- [SET PROBLEM] Nothing but the lines from the top of the data to the line holding "const yLabelsRight = [-60, -20, 20, 60];" should be printed, word for word and both ends included; leave the pictures out.

- [INFORMATION PROVIDED]
■ ■ ■

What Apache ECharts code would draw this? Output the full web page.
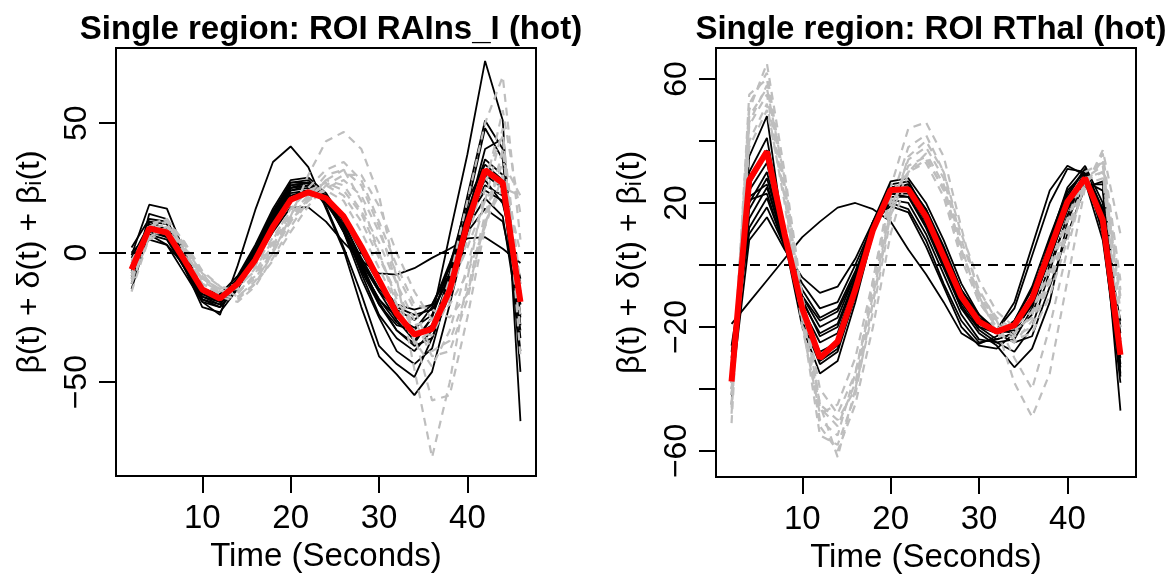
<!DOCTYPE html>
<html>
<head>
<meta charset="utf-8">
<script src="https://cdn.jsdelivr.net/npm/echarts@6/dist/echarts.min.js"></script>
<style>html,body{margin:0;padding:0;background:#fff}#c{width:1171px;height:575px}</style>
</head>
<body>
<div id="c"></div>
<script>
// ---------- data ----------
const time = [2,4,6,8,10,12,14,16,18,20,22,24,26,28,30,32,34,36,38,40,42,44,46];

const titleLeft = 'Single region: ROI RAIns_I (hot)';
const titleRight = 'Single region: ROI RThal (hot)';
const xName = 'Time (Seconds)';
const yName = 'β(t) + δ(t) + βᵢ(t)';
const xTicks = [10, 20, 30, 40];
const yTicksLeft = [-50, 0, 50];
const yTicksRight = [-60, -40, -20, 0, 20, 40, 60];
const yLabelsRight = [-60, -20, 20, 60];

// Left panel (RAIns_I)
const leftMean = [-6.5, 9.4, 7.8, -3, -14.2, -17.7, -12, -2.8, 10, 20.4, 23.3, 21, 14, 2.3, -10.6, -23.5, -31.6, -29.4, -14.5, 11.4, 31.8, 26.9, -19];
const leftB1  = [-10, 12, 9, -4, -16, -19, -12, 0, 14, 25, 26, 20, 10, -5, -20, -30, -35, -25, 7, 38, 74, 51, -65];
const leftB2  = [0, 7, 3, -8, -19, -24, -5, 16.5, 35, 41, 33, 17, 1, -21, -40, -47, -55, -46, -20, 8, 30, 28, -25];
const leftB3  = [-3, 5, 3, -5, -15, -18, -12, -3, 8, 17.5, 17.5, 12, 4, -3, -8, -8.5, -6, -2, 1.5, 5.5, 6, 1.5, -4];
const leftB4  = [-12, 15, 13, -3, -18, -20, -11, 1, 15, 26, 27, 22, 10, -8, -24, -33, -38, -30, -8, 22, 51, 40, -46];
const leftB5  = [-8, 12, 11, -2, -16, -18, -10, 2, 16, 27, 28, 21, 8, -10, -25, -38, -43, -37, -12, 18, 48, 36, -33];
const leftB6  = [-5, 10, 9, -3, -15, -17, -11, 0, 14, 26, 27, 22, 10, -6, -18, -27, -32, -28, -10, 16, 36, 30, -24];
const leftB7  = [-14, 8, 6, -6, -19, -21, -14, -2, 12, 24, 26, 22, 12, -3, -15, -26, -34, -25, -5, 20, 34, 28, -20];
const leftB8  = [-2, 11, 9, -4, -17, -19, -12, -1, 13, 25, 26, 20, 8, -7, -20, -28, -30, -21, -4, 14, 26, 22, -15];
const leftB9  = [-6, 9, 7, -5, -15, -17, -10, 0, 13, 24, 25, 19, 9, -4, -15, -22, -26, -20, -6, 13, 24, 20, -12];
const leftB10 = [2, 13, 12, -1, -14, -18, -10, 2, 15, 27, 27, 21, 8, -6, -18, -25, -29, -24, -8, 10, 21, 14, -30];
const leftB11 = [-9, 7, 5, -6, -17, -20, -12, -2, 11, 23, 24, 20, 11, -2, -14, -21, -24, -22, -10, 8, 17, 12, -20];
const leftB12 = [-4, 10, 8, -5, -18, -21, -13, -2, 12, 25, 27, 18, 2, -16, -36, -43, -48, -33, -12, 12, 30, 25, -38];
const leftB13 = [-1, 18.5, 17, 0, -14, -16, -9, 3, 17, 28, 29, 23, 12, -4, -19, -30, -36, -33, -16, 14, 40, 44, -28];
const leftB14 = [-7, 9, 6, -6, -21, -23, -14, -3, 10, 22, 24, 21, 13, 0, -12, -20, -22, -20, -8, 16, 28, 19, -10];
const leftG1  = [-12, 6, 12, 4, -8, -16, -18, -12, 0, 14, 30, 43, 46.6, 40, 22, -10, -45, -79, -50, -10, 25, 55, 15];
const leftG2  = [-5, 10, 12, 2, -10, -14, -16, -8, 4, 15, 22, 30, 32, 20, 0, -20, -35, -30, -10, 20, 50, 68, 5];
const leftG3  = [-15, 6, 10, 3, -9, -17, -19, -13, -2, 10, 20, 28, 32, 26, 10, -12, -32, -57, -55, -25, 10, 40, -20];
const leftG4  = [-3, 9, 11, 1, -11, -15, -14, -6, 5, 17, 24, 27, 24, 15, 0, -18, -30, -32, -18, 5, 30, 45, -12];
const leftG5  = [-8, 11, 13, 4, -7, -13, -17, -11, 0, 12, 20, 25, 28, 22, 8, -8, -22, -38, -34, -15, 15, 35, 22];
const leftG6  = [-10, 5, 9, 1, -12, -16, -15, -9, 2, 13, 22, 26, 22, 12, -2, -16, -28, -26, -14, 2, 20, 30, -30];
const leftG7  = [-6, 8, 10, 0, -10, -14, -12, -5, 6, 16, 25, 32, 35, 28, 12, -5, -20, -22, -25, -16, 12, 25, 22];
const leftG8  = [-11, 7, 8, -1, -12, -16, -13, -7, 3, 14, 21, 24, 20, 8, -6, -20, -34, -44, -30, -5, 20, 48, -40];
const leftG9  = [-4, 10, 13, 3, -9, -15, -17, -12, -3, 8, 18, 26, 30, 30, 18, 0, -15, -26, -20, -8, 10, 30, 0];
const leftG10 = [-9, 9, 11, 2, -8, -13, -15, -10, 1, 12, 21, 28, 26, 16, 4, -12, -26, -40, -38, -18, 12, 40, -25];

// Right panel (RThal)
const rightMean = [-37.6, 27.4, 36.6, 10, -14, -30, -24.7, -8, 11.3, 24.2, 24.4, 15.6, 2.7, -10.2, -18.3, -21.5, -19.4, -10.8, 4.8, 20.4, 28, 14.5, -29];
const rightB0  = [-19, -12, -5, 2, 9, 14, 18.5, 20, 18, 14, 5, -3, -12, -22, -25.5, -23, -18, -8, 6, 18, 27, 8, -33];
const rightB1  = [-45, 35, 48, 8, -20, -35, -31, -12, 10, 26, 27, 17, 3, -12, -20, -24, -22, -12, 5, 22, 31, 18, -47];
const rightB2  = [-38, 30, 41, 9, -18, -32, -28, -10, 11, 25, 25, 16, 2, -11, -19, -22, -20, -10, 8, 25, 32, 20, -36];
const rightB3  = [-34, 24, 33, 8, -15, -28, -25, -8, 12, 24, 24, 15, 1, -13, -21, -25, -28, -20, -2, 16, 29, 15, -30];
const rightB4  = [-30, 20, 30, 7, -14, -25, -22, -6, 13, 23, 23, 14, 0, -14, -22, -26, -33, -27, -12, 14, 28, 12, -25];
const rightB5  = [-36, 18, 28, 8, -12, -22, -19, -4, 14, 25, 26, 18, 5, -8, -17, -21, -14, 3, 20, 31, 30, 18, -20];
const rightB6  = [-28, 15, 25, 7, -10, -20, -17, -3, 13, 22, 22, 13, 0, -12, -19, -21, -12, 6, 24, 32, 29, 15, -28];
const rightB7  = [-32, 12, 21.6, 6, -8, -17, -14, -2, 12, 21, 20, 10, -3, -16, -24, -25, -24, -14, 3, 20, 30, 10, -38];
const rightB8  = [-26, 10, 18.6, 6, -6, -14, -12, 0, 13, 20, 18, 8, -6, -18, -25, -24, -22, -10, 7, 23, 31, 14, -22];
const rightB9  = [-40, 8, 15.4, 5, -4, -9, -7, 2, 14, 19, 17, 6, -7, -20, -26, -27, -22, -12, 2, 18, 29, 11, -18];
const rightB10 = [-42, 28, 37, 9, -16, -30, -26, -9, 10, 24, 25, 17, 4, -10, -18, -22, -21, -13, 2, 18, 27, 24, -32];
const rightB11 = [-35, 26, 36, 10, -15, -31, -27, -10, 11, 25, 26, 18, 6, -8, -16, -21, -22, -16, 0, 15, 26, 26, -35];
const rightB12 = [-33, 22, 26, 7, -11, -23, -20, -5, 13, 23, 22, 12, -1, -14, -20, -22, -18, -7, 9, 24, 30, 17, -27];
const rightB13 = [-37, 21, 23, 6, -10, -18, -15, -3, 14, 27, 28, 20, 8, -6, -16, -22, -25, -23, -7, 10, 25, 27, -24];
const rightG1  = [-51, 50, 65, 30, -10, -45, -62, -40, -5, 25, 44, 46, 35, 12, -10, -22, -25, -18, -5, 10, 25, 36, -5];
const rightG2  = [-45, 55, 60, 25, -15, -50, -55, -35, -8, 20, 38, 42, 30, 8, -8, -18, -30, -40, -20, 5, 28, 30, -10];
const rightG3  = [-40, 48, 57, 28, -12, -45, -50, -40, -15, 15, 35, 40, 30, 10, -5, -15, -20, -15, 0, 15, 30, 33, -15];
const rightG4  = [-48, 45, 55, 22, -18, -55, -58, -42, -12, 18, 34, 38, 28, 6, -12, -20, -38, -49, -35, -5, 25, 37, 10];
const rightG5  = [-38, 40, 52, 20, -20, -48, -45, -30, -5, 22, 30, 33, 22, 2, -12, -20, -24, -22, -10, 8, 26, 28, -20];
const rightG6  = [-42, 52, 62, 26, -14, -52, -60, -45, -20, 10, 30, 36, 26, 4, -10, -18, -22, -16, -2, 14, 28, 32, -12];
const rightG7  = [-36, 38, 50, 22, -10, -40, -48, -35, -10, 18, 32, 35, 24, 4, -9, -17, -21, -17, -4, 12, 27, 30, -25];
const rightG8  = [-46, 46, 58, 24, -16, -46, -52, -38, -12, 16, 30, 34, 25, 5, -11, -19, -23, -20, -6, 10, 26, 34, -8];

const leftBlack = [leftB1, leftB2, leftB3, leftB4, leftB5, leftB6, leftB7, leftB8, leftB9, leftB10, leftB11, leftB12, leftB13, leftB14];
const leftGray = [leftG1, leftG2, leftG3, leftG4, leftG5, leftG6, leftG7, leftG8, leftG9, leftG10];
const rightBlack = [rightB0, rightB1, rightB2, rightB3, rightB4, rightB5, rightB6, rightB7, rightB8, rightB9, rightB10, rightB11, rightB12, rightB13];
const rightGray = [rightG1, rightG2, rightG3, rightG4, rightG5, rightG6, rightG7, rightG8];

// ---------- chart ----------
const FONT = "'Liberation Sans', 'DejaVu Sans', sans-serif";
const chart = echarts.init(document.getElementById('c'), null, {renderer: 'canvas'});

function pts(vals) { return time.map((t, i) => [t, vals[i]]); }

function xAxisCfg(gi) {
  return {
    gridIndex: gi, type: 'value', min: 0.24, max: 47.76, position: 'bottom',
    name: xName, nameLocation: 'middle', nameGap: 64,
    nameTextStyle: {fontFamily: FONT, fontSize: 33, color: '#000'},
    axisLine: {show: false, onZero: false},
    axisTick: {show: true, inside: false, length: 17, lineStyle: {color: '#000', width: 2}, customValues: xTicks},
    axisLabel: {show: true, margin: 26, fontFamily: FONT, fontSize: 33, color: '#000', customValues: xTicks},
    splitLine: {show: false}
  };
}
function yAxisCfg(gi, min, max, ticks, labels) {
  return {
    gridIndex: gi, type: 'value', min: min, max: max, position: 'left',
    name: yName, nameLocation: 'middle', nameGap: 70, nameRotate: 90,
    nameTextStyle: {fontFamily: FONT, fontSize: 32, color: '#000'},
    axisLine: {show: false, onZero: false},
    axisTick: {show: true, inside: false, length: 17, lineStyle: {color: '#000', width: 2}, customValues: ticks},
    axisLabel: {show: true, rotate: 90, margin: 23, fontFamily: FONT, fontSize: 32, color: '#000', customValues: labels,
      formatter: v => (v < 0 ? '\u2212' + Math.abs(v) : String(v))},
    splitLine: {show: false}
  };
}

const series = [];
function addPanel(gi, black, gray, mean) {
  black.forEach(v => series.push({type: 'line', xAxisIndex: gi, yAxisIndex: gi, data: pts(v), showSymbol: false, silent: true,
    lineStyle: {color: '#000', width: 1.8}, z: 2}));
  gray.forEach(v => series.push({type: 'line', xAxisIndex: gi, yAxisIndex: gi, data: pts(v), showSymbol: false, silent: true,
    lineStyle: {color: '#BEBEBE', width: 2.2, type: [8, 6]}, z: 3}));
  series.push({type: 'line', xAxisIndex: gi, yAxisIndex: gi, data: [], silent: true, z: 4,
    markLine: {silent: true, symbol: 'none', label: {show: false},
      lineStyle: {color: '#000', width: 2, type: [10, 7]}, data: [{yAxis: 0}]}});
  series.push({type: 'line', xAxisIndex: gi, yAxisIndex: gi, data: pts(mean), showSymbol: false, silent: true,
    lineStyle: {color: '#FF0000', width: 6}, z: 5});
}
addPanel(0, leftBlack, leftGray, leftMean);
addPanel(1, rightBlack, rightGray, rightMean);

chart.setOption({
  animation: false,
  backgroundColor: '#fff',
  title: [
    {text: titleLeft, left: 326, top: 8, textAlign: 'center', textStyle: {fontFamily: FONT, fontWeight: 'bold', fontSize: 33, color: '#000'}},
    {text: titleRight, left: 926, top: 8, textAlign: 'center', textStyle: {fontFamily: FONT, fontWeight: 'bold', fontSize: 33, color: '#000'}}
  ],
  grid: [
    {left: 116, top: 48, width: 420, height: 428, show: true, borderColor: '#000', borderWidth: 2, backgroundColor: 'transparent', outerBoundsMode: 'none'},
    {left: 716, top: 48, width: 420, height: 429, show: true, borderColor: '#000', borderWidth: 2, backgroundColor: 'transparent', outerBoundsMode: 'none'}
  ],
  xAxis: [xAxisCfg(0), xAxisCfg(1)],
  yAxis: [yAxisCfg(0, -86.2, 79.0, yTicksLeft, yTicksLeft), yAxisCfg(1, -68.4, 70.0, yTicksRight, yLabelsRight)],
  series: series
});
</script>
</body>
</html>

■ ■ ■

- [TASK ANSWER]
What Apache ECharts code would draw this? Output the full web page.
<!DOCTYPE html>
<html>
<head>
<meta charset="utf-8">
<script src="https://cdn.jsdelivr.net/npm/echarts@6/dist/echarts.min.js"></script>
<style>html,body{margin:0;padding:0;background:#fff}#c{width:1171px;height:575px}</style>
</head>
<body>
<div id="c"></div>
<script>
// ---------- data ----------
const time = [2,4,6,8,10,12,14,16,18,20,22,24,26,28,30,32,34,36,38,40,42,44,46];

const titleLeft = 'Single region: ROI RAIns_I (hot)';
const titleRight = 'Single region: ROI RThal (hot)';
const xName = 'Time (Seconds)';
const yName = 'β(t) + δ(t) + βᵢ(t)';
const xTicks = [10, 20, 30, 40];
const yTicksLeft = [-50, 0, 50];
const yTicksRight = [-60, -40, -20, 0, 20, 40, 60];
const yLabelsRight = [-60, -20, 20, 60];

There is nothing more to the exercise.